## What to work on
Only a number is wanted: the count of lines in this listing that contain "seaborn".

## Material to process
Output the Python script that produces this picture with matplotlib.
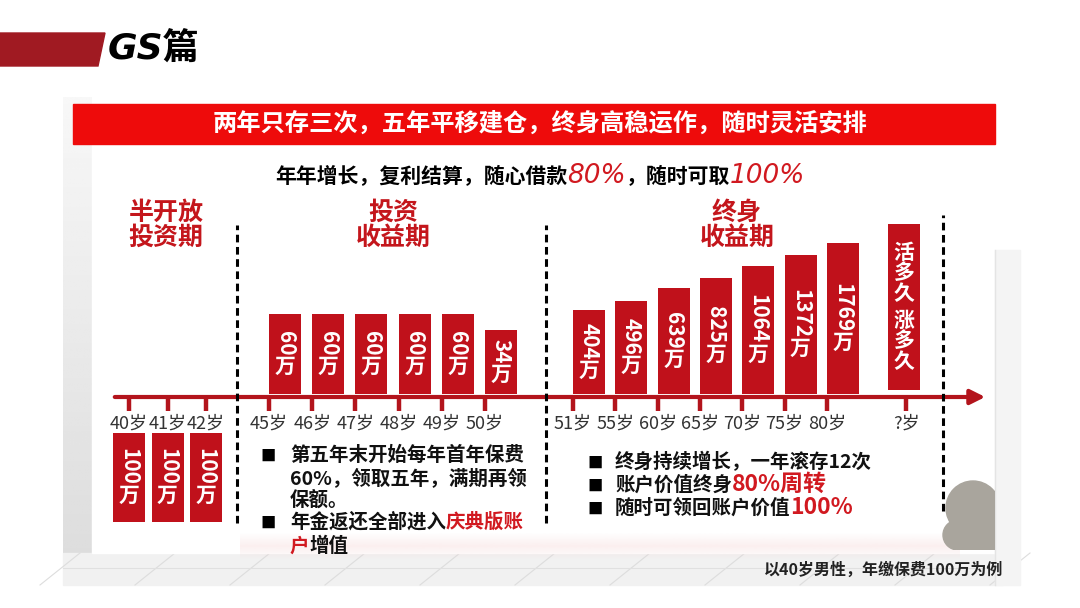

--

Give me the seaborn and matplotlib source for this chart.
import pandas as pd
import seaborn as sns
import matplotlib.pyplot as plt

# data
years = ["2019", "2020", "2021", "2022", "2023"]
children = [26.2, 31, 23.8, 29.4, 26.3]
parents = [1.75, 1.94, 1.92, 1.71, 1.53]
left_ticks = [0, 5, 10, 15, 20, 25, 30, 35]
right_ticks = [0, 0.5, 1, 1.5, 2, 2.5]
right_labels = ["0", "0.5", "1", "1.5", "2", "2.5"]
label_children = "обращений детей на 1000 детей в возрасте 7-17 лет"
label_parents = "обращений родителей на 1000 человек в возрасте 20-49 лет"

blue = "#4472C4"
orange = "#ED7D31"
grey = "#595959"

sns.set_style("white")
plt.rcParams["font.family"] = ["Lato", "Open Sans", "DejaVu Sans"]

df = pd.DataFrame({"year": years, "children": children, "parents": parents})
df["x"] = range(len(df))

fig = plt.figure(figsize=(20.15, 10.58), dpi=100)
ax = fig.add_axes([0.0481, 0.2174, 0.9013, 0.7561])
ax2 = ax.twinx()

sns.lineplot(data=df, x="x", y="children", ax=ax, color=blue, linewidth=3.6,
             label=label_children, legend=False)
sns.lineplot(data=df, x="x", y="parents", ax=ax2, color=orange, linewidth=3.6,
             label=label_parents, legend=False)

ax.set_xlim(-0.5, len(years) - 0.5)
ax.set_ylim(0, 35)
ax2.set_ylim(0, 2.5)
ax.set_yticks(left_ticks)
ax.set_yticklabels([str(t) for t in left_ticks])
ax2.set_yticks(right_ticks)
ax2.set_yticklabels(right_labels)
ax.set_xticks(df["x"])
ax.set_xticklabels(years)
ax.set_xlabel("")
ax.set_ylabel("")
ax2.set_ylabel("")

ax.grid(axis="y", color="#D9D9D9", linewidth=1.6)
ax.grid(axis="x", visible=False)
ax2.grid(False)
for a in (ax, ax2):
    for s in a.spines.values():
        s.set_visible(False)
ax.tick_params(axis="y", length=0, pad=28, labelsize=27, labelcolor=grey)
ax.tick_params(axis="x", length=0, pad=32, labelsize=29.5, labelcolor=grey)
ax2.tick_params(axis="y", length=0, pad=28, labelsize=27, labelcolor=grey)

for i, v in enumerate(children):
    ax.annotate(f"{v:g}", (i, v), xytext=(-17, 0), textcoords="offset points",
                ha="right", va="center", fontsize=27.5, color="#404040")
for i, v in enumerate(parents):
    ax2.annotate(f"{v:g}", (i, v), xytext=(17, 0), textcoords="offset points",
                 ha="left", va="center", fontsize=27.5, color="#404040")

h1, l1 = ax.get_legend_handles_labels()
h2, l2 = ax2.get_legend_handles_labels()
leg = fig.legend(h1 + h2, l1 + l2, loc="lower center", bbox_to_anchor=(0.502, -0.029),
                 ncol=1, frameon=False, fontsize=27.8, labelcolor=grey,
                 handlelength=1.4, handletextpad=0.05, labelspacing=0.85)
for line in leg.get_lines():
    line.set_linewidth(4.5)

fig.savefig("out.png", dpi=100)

## Answer
2